> Given exercise
Restate, exactly and without pictures, the lines from the start of the listing below through the line holding "const seriesNames = ['Marknadsvärde', 'Tabellplacering'];".

= = =

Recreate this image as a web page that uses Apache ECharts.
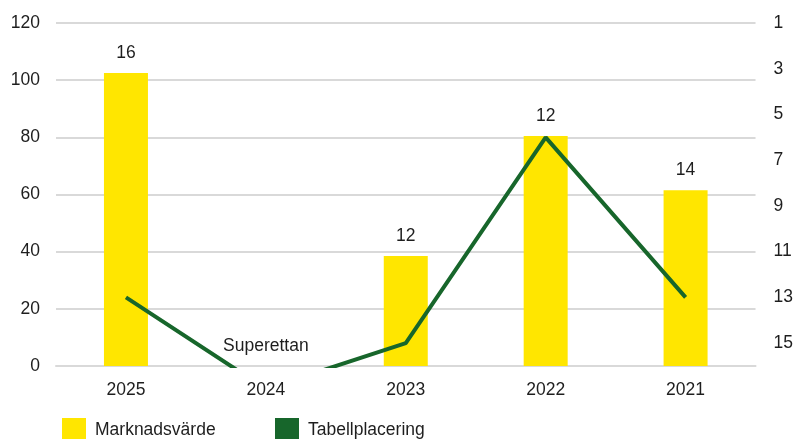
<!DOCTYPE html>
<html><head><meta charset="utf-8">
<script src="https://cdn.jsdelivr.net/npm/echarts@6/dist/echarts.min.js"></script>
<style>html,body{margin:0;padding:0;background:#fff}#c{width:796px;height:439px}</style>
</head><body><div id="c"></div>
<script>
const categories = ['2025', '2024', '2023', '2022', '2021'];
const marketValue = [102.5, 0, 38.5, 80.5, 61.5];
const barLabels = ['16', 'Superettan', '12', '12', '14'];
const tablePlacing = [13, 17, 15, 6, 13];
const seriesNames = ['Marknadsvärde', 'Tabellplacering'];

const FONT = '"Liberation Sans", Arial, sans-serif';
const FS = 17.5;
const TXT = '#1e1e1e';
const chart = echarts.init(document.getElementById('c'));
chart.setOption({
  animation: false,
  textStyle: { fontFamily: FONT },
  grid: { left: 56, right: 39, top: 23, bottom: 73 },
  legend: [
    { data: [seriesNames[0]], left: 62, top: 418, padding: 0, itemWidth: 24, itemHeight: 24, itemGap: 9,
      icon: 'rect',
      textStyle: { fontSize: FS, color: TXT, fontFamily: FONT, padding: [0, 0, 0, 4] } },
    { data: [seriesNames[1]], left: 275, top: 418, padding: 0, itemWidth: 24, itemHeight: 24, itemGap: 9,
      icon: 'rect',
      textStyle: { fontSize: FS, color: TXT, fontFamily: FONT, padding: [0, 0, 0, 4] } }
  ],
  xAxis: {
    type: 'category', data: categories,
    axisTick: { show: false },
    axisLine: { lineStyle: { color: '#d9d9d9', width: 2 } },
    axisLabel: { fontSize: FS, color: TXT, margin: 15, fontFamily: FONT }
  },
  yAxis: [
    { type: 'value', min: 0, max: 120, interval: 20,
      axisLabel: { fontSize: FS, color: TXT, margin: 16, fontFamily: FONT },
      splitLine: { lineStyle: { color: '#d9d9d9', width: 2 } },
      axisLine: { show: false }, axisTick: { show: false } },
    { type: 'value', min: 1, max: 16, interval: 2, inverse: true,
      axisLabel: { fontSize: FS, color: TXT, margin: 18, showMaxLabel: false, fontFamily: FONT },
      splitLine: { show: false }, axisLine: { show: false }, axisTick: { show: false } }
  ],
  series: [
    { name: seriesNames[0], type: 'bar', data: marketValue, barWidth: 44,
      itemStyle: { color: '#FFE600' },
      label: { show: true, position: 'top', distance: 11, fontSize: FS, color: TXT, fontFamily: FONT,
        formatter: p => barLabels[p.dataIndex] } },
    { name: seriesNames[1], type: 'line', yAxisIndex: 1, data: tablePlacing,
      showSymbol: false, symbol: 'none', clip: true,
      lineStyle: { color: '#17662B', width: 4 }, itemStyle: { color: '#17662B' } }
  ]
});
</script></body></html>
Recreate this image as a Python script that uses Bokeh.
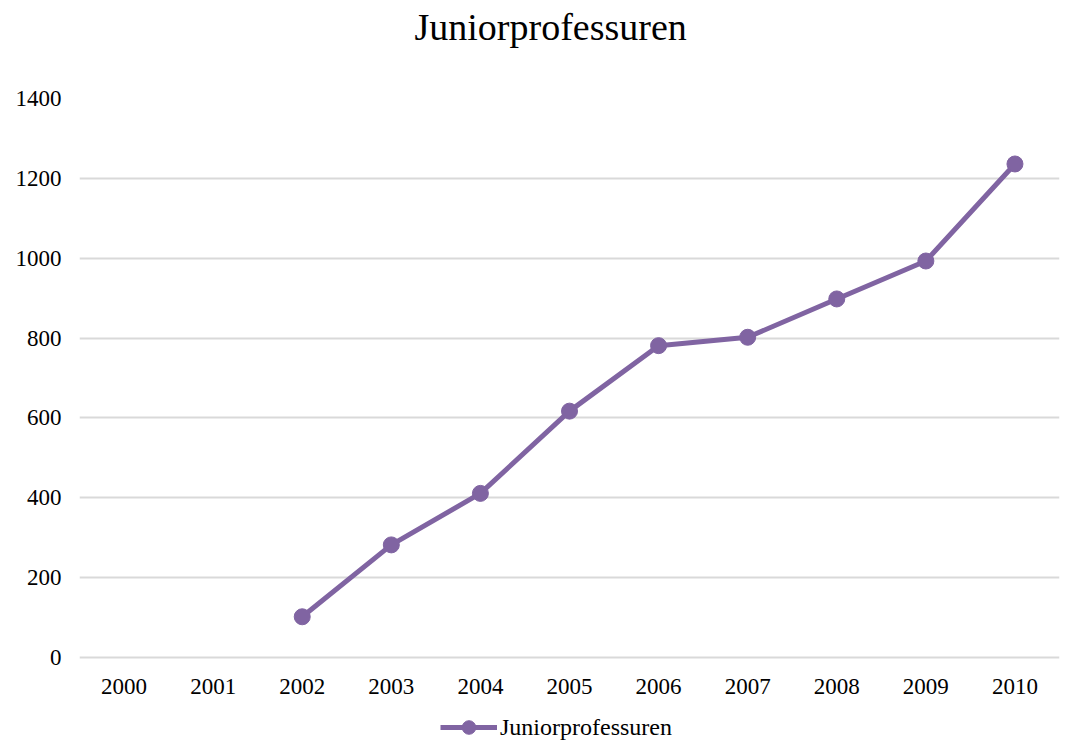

= = =

> Result of the task
Recreate this image as a web page that uses Apache ECharts.
<!DOCTYPE html>
<html><head><meta charset="utf-8">
<script src="https://cdn.jsdelivr.net/npm/echarts@6/dist/echarts.min.js"></script>
<style>html,body{margin:0;padding:0;background:#fff}#c{width:796px;height:439px}</style>
</head><body><div id="c"></div>
<script>
const categories = ['2025', '2024', '2023', '2022', '2021'];
const marketValue = [102.5, 0, 38.5, 80.5, 61.5];
const barLabels = ['16', 'Superettan', '12', '12', '14'];
const tablePlacing = [13, 17, 15, 6, 13];
const seriesNames = ['Marknadsvärde', 'Tabellplacering'];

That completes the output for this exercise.